Interactive Effects of Nutrients and Disturbance: An Experimental Test of Plant Strategy Theory

Abstract

The relative impacts of nutrient availability, disturbance intensity, and interspecific competition on species distribution and growth were studied by applying five levels of nutrients and five intensities of clipping to simple artificial communities (of Dactylis glomerata, Holcus lanatus, Lolium perenne, and Trifolium repens) in a factorial design for 16 mo. This was done to test the hypothesis that the effects of interspecific competition would decline along gradients as the amount of nutrients decreased and the degree of disturbance increased. Nutrients and disturbance, alone and in interaction, produced significant effects on percent cover of all species, and all species achieved maximum percent cover in the undisturbed regime. The experimental design permitted us to distinguish between percent cover reductions caused directly by nutrients and disturbance from those caused by interspecific competition.
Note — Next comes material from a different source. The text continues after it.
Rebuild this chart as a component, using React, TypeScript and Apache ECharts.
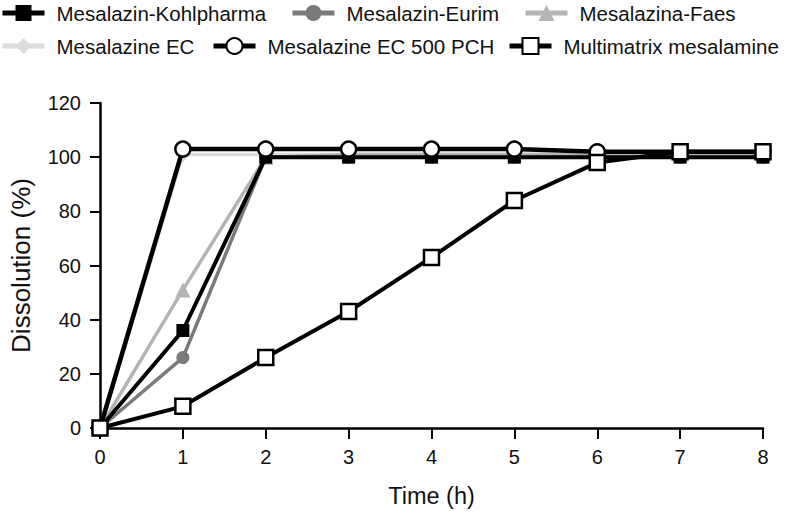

When grown in mixture, interspecific competition produced marked changes in the distribution patterns of percent cover that were in addition to the direct impacts of nutrients and disturbance. The absolute reduction in percent cover due to interspecific competition was greatest in the undisturbed regime, and for many mixtures this competitive effect was significantly reduced or even eliminated in the highly disturbed areas. Along the nutrient gradient the responses were variable and neighbor dependent, but for all species, the absolute reduction in percent cover due to interspecific competition was generally most severe where percent cover in pure stands was highest. When the data were standardized for differences in percent cover in pure stands and competition was assessed as the percent reduction in percent cover between pure and mixed stands, then the effect of interspecific competition on Trifolium declined along both gradients. The three grasses had a reasonably constant competitive effect across the disturbance gradient, but along the nutrient gradient the highest competitive effects were generally achieved where percent cover in pure stands was highest. We argue that this standardized index is less appropriate because it obscures the obvious differences in interspecific competition effects that are clearly operating within these communities.